▸ Written problem:
Return the material word for word. Do not include pictures.

▸ Data block:
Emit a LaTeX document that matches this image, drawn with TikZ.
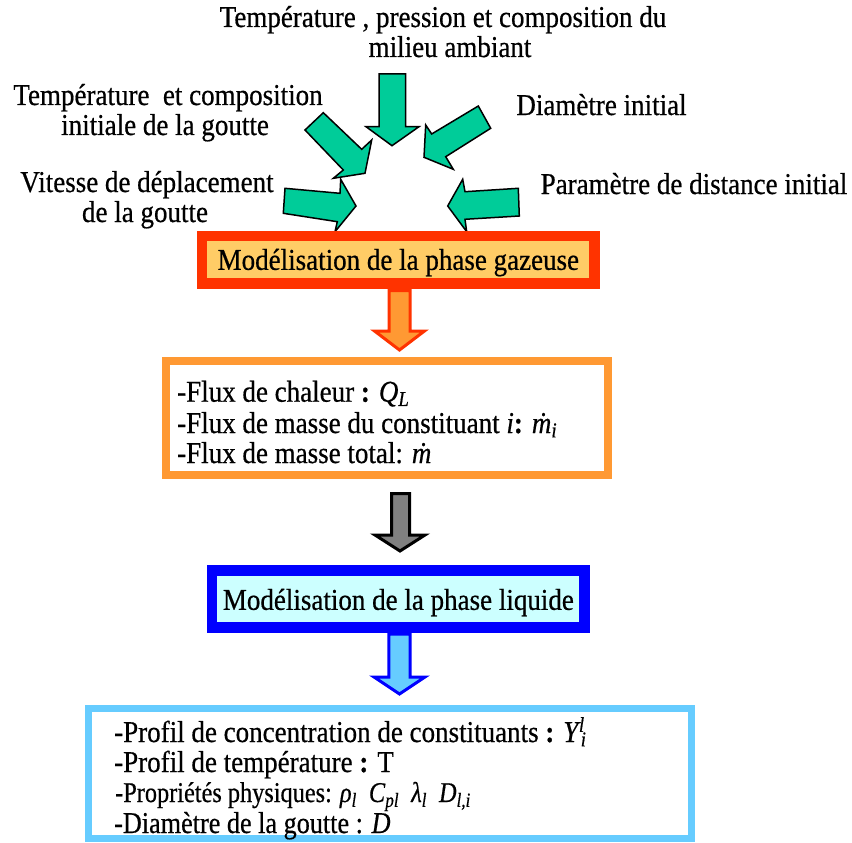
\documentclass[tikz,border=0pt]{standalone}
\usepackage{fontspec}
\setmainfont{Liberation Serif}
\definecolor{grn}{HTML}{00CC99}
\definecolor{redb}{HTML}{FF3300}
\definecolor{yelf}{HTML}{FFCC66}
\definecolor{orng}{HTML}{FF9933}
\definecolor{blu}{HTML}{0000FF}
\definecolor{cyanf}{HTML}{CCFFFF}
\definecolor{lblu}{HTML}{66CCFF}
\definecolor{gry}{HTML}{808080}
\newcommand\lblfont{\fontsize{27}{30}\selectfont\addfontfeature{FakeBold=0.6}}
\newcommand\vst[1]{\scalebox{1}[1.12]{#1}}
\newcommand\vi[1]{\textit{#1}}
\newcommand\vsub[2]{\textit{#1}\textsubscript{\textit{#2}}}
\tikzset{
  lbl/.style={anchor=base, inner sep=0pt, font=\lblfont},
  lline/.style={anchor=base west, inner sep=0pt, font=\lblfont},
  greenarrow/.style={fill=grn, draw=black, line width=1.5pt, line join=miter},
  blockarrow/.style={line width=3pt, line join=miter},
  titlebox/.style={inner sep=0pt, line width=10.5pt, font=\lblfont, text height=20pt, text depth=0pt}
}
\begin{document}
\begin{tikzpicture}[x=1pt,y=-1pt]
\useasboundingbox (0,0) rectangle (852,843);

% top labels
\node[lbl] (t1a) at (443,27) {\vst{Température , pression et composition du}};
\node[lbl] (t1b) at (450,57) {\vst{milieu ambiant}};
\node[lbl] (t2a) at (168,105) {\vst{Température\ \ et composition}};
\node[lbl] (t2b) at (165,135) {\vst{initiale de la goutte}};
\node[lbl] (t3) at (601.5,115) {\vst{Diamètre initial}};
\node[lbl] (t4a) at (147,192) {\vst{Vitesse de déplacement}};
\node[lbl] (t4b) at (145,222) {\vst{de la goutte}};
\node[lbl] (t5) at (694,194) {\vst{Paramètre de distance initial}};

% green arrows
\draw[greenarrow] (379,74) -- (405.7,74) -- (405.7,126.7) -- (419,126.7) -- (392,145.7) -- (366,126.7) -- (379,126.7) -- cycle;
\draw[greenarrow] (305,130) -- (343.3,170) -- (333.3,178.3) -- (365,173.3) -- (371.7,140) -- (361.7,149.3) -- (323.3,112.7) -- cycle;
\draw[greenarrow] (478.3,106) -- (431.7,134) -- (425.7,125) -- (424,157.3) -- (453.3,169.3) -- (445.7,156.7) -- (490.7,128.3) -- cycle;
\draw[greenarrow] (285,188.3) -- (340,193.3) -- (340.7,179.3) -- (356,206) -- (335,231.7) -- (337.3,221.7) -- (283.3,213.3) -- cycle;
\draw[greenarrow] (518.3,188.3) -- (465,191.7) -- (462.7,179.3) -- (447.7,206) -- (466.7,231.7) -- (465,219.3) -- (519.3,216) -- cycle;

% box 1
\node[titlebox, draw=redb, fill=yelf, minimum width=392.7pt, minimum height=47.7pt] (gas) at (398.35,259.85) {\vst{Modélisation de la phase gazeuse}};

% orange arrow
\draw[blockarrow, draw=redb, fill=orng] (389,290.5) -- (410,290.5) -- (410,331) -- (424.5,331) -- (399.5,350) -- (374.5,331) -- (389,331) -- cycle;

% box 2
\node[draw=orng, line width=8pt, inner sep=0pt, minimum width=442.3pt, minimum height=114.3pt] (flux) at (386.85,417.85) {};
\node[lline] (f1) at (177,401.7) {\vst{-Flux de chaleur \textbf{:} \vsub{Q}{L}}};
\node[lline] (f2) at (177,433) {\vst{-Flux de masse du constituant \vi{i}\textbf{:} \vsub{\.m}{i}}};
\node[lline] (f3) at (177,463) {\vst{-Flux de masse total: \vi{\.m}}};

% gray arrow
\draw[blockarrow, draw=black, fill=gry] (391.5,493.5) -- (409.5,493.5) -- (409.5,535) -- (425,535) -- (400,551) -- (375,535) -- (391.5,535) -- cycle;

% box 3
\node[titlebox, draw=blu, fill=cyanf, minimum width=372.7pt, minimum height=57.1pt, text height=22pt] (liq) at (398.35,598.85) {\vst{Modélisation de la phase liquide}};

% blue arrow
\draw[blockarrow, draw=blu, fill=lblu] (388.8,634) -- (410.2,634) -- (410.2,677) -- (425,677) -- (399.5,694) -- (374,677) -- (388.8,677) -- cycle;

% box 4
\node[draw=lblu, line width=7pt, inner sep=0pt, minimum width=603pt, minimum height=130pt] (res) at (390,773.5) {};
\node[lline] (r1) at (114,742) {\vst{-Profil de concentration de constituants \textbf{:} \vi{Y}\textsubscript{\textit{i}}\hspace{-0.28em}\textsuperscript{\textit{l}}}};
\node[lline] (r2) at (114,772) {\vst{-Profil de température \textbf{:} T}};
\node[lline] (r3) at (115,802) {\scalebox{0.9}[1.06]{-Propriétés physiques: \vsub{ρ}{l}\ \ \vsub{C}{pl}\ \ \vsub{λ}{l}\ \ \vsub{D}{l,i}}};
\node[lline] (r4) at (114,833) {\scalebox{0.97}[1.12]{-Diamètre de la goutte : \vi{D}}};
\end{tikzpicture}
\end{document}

▸ Final result:
Emit a LaTeX document that matches this image, drawn with TikZ.
\documentclass[tikz,border=0pt]{standalone}
\usepackage{fontspec}
\setmainfont{Liberation Serif}
\definecolor{grn}{HTML}{00CC99}
\definecolor{redb}{HTML}{FF3300}
\definecolor{yelf}{HTML}{FFCC66}
\definecolor{orng}{HTML}{FF9933}
\definecolor{blu}{HTML}{0000FF}
\definecolor{cyanf}{HTML}{CCFFFF}
\definecolor{lblu}{HTML}{66CCFF}
\definecolor{gry}{HTML}{808080}
\newcommand\lblfont{\fontsize{27}{30}\selectfont\addfontfeature{FakeBold=0.6}}
\newcommand\vst[1]{\scalebox{1}[1.12]{#1}}
\newcommand\vi[1]{\textit{#1}}
\newcommand\vsub[2]{\textit{#1}\textsubscript{\textit{#2}}}
\tikzset{
  lbl/.style={anchor=base, inner sep=0pt, font=\lblfont},
  lline/.style={anchor=base west, inner sep=0pt, font=\lblfont},
  greenarrow/.style={fill=grn, draw=black, line width=1.5pt, line join=miter},
  blockarrow/.style={line width=3pt, line join=miter},
  titlebox/.style={inner sep=0pt, line width=10.5pt, font=\lblfont, text height=20pt, text depth=0pt}
}
\begin{document}
\begin{tikzpicture}[x=1pt,y=-1pt]
\useasboundingbox (0,0) rectangle (852,843);

% top labels
\node[lbl] (t1a) at (443,27) {\vst{Température , pression et composition du}};
\node[lbl] (t1b) at (450,57) {\vst{milieu ambiant}};
\node[lbl] (t2a) at (168,105) {\vst{Température\ \ et composition}};
\node[lbl] (t2b) at (165,135) {\vst{initiale de la goutte}};
\node[lbl] (t3) at (601.5,115) {\vst{Diamètre initial}};
\node[lbl] (t4a) at (147,192) {\vst{Vitesse de déplacement}};
\node[lbl] (t4b) at (145,222) {\vst{de la goutte}};
\node[lbl] (t5) at (694,194) {\vst{Paramètre de distance initial}};

% green arrows
\draw[greenarrow] (379,74) -- (405.7,74) -- (405.7,126.7) -- (419,126.7) -- (392,145.7) -- (366,126.7) -- (379,126.7) -- cycle;
\draw[greenarrow] (305,130) -- (343.3,170) -- (333.3,178.3) -- (365,173.3) -- (371.7,140) -- (361.7,149.3) -- (323.3,112.7) -- cycle;
\draw[greenarrow] (478.3,106) -- (431.7,134) -- (425.7,125) -- (424,157.3) -- (453.3,169.3) -- (445.7,156.7) -- (490.7,128.3) -- cycle;
\draw[greenarrow] (285,188.3) -- (340,193.3) -- (340.7,179.3) -- (356,206) -- (335,231.7) -- (337.3,221.7) -- (283.3,213.3) -- cycle;
\draw[greenarrow] (518.3,188.3) -- (465,191.7) -- (462.7,179.3) -- (447.7,206) -- (466.7,231.7) -- (465,219.3) -- (519.3,216) -- cycle;

% box 1
\node[titlebox, draw=redb, fill=yelf, minimum width=392.7pt, minimum height=47.7pt] (gas) at (398.35,259.85) {\vst{Modélisation de la phase gazeuse}};

% orange arrow
\draw[blockarrow, draw=redb, fill=orng] (389,290.5) -- (410,290.5) -- (410,331) -- (424.5,331) -- (399.5,350) -- (374.5,331) -- (389,331) -- cycle;

% box 2
\node[draw=orng, line width=8pt, inner sep=0pt, minimum width=442.3pt, minimum height=114.3pt] (flux) at (386.85,417.85) {};
\node[lline] (f1) at (177,401.7) {\vst{-Flux de chaleur \textbf{:} \vsub{Q}{L}}};
\node[lline] (f2) at (177,433) {\vst{-Flux de masse du constituant \vi{i}\textbf{:} \vsub{\.m}{i}}};
\node[lline] (f3) at (177,463) {\vst{-Flux de masse total: \vi{\.m}}};

% gray arrow
\draw[blockarrow, draw=black, fill=gry] (391.5,493.5) -- (409.5,493.5) -- (409.5,535) -- (425,535) -- (400,551) -- (375,535) -- (391.5,535) -- cycle;

% box 3
\node[titlebox, draw=blu, fill=cyanf, minimum width=372.7pt, minimum height=57.1pt, text height=22pt] (liq) at (398.35,598.85) {\vst{Modélisation de la phase liquide}};

% blue arrow
\draw[blockarrow, draw=blu, fill=lblu] (388.8,634) -- (410.2,634) -- (410.2,677) -- (425,677) -- (399.5,694) -- (374,677) -- (388.8,677) -- cycle;

% box 4
\node[draw=lblu, line width=7pt, inner sep=0pt, minimum width=603pt, minimum height=130pt] (res) at (390,773.5) {};
\node[lline] (r1) at (114,742) {\vst{-Profil de concentration de constituants \textbf{:} \vi{Y}\textsubscript{\textit{i}}\hspace{-0.28em}\textsuperscript{\textit{l}}}};
\node[lline] (r2) at (114,772) {\vst{-Profil de température \textbf{:} T}};
\node[lline] (r3) at (115,802) {\scalebox{0.9}[1.06]{-Propriétés physiques: \vsub{ρ}{l}\ \ \vsub{C}{pl}\ \ \vsub{λ}{l}\ \ \vsub{D}{l,i}}};
\node[lline] (r4) at (114,833) {\scalebox{0.97}[1.12]{-Diamètre de la goutte : \vi{D}}};
\end{tikzpicture}
\end{document}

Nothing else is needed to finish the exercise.